Dartmouth sued again over board-packing

Several Dartmouth alumni have sued Dartmouth, claiming it has violated an 1891 agreement that conferred upon alumni the right to select 50 percent of the Board of Trustees. The 1891 agreement was between Dartmouth and its Association of Alumni (AoA), which previously filed a suit against Dartmouth for the breach. However, the AoA withdrew the lawsuit after the alumni voted in a slate of officers that had pledged to do so. The new suit is filed by a small number of individual alums, heroes in my estimation, who assert that they are third party beneficiaries of the 1891 agreement.

The present group of AoA officers called itself the “Unity” slate during the election campaign earlier this year. Naturally, its leader, John Mathias, now complains that the latest lawsuit is a source of disunity. He adds that it will divert resources away from the needs of the college.

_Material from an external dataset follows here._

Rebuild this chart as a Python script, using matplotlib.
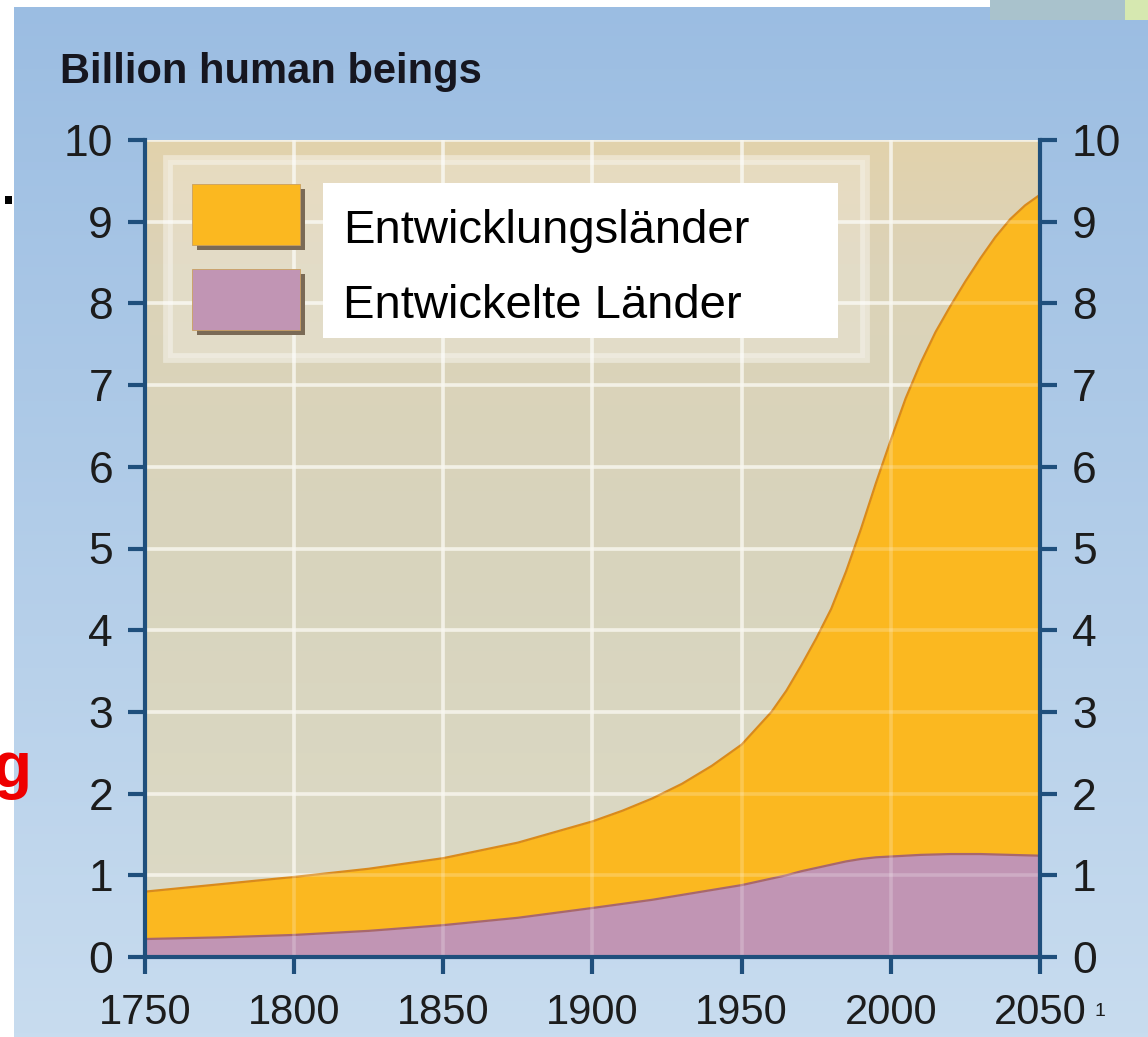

It was always clear to me, however, that the path to alumni unity was not to be located by capitulating to trustees seeking to minimize alumni participation in the college’s governance. Rather, as in 1891, unity could be achieved only by a compromise under which the power elite continued to tolerate the promised 50 percent participation by folks elected by the alumni in exchange for alterations in the system of electing these trustees that would alleviate the problems identified by the power elite. This is why I ran, quite unsuccessfully, for a place among the AoA officers.

Hope for such a compromise, and thus for real unity, died when the newly elected officers dropped the lawsuit, the only meaningful short-term pressure point on the over-reaching trustees. The new lawsuit could, in theory, revive hope of a compromise. As a practical matter, however, the power elite will respond by attempting to defeat the plaintiffs’ third-party beneficiary argument. And the plaintiffs, as well as those who support them, will be demonized.